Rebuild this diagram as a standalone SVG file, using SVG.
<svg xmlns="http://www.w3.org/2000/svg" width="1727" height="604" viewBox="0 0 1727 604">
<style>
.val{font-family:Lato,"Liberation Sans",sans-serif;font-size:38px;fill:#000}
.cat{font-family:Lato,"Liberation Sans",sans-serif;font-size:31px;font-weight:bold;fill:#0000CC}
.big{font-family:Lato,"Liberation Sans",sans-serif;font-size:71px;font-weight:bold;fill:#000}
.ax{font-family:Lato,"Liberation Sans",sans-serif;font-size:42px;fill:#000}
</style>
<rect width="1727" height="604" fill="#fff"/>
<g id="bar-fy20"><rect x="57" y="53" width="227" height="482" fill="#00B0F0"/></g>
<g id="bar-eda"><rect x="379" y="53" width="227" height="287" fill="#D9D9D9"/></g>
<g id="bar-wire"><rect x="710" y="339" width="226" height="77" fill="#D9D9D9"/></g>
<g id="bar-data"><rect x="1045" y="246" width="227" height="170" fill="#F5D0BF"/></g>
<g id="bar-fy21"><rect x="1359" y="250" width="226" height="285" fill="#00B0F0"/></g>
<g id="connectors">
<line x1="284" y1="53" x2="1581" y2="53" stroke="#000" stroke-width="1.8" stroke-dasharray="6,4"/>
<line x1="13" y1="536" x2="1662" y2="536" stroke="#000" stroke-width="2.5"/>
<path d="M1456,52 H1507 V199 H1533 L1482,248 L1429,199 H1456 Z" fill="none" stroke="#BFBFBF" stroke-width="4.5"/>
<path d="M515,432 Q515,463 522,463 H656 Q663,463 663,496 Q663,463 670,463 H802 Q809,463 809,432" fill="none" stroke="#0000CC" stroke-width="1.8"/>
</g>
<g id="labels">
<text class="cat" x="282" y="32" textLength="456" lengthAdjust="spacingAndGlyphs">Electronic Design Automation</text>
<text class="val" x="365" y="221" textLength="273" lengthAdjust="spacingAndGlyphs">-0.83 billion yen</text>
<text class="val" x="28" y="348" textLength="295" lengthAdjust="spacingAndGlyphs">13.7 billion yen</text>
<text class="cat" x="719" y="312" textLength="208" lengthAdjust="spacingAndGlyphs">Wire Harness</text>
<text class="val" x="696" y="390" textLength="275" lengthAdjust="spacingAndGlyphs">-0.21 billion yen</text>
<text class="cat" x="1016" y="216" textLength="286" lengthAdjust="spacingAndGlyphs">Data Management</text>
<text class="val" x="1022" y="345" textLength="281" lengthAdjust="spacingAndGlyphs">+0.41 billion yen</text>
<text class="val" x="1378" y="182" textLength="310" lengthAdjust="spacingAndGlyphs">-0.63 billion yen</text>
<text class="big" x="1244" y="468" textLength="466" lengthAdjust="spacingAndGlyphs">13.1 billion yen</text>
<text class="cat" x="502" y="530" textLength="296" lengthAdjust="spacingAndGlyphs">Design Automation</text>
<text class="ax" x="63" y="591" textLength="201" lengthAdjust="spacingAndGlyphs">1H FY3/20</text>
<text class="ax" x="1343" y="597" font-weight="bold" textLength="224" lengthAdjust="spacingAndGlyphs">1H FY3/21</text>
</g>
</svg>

* * *

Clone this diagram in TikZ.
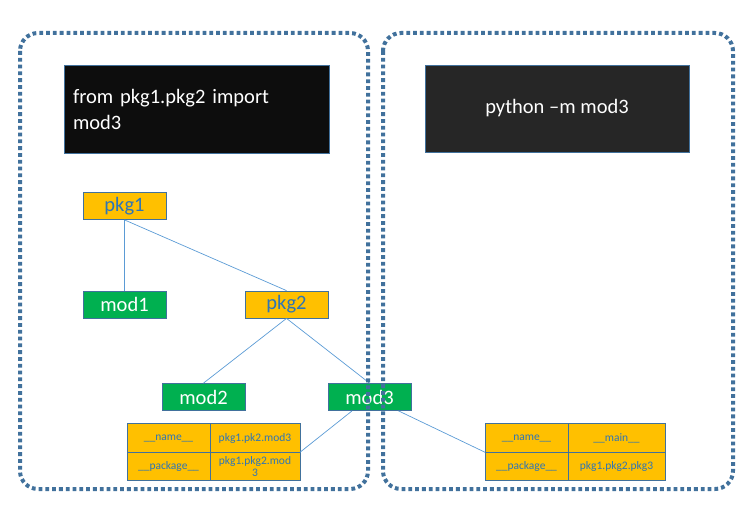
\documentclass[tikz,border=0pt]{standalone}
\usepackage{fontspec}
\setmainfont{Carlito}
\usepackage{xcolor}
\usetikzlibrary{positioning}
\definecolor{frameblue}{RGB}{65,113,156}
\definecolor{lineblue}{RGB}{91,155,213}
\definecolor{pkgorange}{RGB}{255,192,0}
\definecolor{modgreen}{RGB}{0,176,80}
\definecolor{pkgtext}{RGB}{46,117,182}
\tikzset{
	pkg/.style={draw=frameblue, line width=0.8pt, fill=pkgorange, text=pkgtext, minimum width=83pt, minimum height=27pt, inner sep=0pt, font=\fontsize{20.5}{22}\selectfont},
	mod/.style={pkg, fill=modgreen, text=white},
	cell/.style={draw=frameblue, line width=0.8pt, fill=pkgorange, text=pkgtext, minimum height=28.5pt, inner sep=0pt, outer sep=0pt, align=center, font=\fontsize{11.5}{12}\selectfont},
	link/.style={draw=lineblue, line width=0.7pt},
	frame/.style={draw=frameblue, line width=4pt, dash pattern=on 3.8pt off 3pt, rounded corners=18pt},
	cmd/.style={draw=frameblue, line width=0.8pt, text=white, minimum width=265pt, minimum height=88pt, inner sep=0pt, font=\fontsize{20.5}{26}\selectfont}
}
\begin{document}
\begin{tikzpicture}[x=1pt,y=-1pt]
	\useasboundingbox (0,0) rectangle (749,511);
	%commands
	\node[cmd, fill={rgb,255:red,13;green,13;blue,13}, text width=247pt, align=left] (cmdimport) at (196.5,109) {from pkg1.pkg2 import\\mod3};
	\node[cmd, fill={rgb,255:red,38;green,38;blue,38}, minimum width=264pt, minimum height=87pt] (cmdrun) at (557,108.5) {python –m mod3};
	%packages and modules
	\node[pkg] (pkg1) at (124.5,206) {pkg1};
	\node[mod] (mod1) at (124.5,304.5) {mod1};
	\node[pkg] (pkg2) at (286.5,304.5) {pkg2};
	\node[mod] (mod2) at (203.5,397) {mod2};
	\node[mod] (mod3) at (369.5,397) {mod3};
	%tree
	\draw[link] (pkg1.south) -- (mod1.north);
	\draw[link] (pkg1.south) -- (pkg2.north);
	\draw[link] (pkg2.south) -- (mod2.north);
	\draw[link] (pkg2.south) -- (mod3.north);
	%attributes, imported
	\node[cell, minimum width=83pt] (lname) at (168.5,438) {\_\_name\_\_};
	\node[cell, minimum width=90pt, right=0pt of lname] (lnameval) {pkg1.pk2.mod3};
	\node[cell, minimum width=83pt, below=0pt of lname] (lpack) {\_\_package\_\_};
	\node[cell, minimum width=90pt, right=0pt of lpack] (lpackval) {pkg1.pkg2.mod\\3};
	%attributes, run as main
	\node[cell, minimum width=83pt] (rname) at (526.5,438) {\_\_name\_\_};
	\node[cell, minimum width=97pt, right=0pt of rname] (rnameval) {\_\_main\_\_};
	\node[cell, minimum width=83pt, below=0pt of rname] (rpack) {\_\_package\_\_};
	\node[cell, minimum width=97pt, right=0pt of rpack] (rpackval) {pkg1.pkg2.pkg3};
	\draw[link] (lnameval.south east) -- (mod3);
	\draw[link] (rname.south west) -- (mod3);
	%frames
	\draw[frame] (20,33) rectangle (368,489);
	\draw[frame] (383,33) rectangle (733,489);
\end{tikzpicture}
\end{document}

▶ [Directions for this task]:
Check each line of the entries for the string "diagram". Copy the lines that have it.

▶ [Exercise solution]:
Rebuild this diagram as a standalone SVG file, using SVG.
Clone this diagram in TikZ.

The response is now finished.